Problem description:
Reproduce the listing exactly and skip over any pictures.

+++++

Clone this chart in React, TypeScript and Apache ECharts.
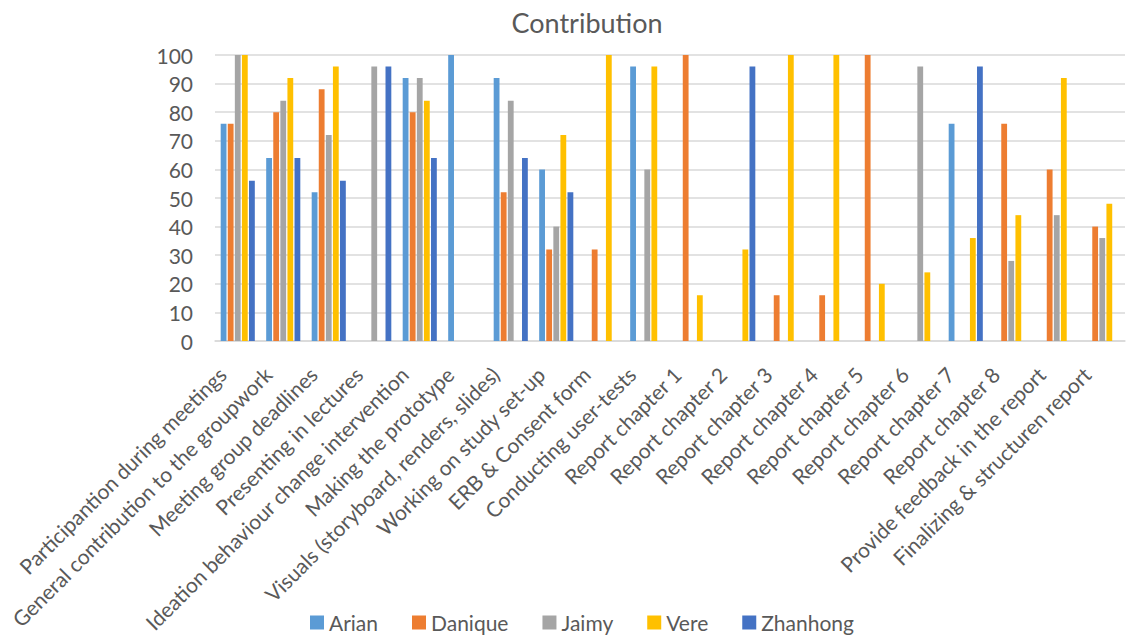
import React, { useEffect, useRef } from "react";
import * as echarts from "echarts";

const categories = [
  "Participantion during meetings",
  "General contribution to the groupwork",
  "Meeting group deadlines",
  "Presenting in lectures",
  "Ideation behaviour change intervention",
  "Making the prototype",
  "Visuals (storyboard, renders, slides)",
  "Working on study set-up",
  "ERB & Consent form",
  "Conducting user-tests",
  "Report chapter 1",
  "Report chapter 2",
  "Report chapter 3",
  "Report chapter 4",
  "Report chapter 5",
  "Report chapter 6",
  "Report chapter 7",
  "Report chapter 8",
  "Provide feedback in the report",
  "Finalizing & structuren report",
];

const arian = [76, 64, 52, null, 92, 100, 92, 60, null, 96, null, null, null, null, null, null, 76, null, null, null];
const danique = [76, 80, 88, null, 80, null, 52, 32, 32, null, 100, null, 16, 16, 100, null, null, 76, 60, 40];
const jaimy = [100, 84, 72, 96, 92, null, 84, 40, null, 60, null, null, null, null, null, 96, null, 28, 44, 36];
const vere = [100, 92, 96, null, 84, null, null, 72, 100, 96, 16, 32, 100, 100, 20, 24, 36, 44, 92, 48];
const zhanhong = [56, 64, 56, 96, 64, null, 64, 52, null, null, null, 96, null, null, null, null, 96, null, null, null];

const seriesNames = ["Arian", "Danique", "Jaimy", "Vere", "Zhanhong"];
const seriesData = [arian, danique, jaimy, vere, zhanhong];
const colors = ["#5B9BD5", "#ED7D31", "#A5A5A5", "#FFC000", "#4472C4"];

const FONT = "Lato, 'Open Sans', sans-serif";
const TEXT = "#595959";

export default function App() {
  const ref = useRef<HTMLDivElement>(null);
  useEffect(() => {
    if (!ref.current) return;
    const chart = echarts.init(ref.current, null, { renderer: "svg" });
    chart.setOption({
      animation: false,
      backgroundColor: "#ffffff",
      color: colors,
      title: {
        text: "Contribution",
        left: 582,
        textAlign: "center",
        top: 4,
        textStyle: { fontFamily: FONT, fontSize: 27, fontWeight: "normal", color: TEXT },
      },
      legend: {
        data: seriesNames,
        left: 305,
        top: 607,
        itemWidth: 14,
        itemHeight: 14,
        itemGap: 34,
        icon: "rect",
        textStyle: { fontFamily: FONT, fontSize: 21, color: TEXT },
      },
      grid: { left: 215, right: 2, top: 55, bottom: 303, containLabel: false },
      xAxis: {
        type: "category",
        data: categories,
        axisLine: { show: true, lineStyle: { color: "#D9D9D9", width: 1.5 } },
        axisTick: { show: false },
        axisLabel: {
          interval: 0,
          rotate: 45,
          margin: 14,
          padding: [0, 22, 0, 0],
          fontFamily: FONT,
          fontSize: 21,
          color: TEXT,
        },
      },
      yAxis: {
        type: "value",
        min: 0,
        max: 100,
        interval: 10,
        axisLine: { show: false },
        axisTick: { show: false },
        splitLine: { lineStyle: { color: "#D9D9D9", width: 1.5 } },
        axisLabel: { margin: 22, fontFamily: FONT, fontSize: 21, color: TEXT },
      },
      series: seriesNames.map((name, i) => ({
        name,
        type: "bar",
        data: seriesData[i],
        barGap: "22%",
        barCategoryGap: "25%",
        itemStyle: { color: colors[i] },
      })),
    });
    return () => chart.dispose();
  }, []);
  return (
    <div
      ref={ref}
      style={{ position: "absolute", left: 0, top: 0, width: 1127, height: 644 }}
    />
  );
}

+++++

Output for this exercise:
Clone this chart in React, TypeScript and Apache ECharts.
import React, { useEffect, useRef } from "react";
import * as echarts from "echarts";

const categories = [
  "Participantion during meetings",
  "General contribution to the groupwork",
  "Meeting group deadlines",
  "Presenting in lectures",
  "Ideation behaviour change intervention",
  "Making the prototype",
  "Visuals (storyboard, renders, slides)",
  "Working on study set-up",
  "ERB & Consent form",
  "Conducting user-tests",
  "Report chapter 1",
  "Report chapter 2",
  "Report chapter 3",
  "Report chapter 4",
  "Report chapter 5",
  "Report chapter 6",
  "Report chapter 7",
  "Report chapter 8",
  "Provide feedback in the report",
  "Finalizing & structuren report",
];

const arian = [76, 64, 52, null, 92, 100, 92, 60, null, 96, null, null, null, null, null, null, 76, null, null, null];
const danique = [76, 80, 88, null, 80, null, 52, 32, 32, null, 100, null, 16, 16, 100, null, null, 76, 60, 40];
const jaimy = [100, 84, 72, 96, 92, null, 84, 40, null, 60, null, null, null, null, null, 96, null, 28, 44, 36];
const vere = [100, 92, 96, null, 84, null, null, 72, 100, 96, 16, 32, 100, 100, 20, 24, 36, 44, 92, 48];
const zhanhong = [56, 64, 56, 96, 64, null, 64, 52, null, null, null, 96, null, null, null, null, 96, null, null, null];

const seriesNames = ["Arian", "Danique", "Jaimy", "Vere", "Zhanhong"];
const seriesData = [arian, danique, jaimy, vere, zhanhong];
const colors = ["#5B9BD5", "#ED7D31", "#A5A5A5", "#FFC000", "#4472C4"];

const FONT = "Lato, 'Open Sans', sans-serif";
const TEXT = "#595959";

export default function App() {
  const ref = useRef<HTMLDivElement>(null);
  useEffect(() => {
    if (!ref.current) return;
    const chart = echarts.init(ref.current, null, { renderer: "svg" });
    chart.setOption({
      animation: false,
      backgroundColor: "#ffffff",
      color: colors,
      title: {
        text: "Contribution",
        left: 582,
        textAlign: "center",
        top: 4,
        textStyle: { fontFamily: FONT, fontSize: 27, fontWeight: "normal", color: TEXT },
      },
      legend: {
        data: seriesNames,
        left: 305,
        top: 607,
        itemWidth: 14,
        itemHeight: 14,
        itemGap: 34,
        icon: "rect",
        textStyle: { fontFamily: FONT, fontSize: 21, color: TEXT },
      },
      grid: { left: 215, right: 2, top: 55, bottom: 303, containLabel: false },
      xAxis: {
        type: "category",
        data: categories,
        axisLine: { show: true, lineStyle: { color: "#D9D9D9", width: 1.5 } },
        axisTick: { show: false },
        axisLabel: {
          interval: 0,
          rotate: 45,
          margin: 14,
          padding: [0, 22, 0, 0],
          fontFamily: FONT,
          fontSize: 21,
          color: TEXT,
        },
      },
      yAxis: {
        type: "value",
        min: 0,
        max: 100,
        interval: 10,
        axisLine: { show: false },
        axisTick: { show: false },
        splitLine: { lineStyle: { color: "#D9D9D9", width: 1.5 } },
        axisLabel: { margin: 22, fontFamily: FONT, fontSize: 21, color: TEXT },
      },
      series: seriesNames.map((name, i) => ({
        name,
        type: "bar",
        data: seriesData[i],
        barGap: "22%",
        barCategoryGap: "25%",
        itemStyle: { color: colors[i] },
      })),
    });
    return () => chart.dispose();
  }, []);
  return (
    <div
      ref={ref}
      style={{ position: "absolute", left: 0, top: 0, width: 1127, height: 644 }}
    />
  );
}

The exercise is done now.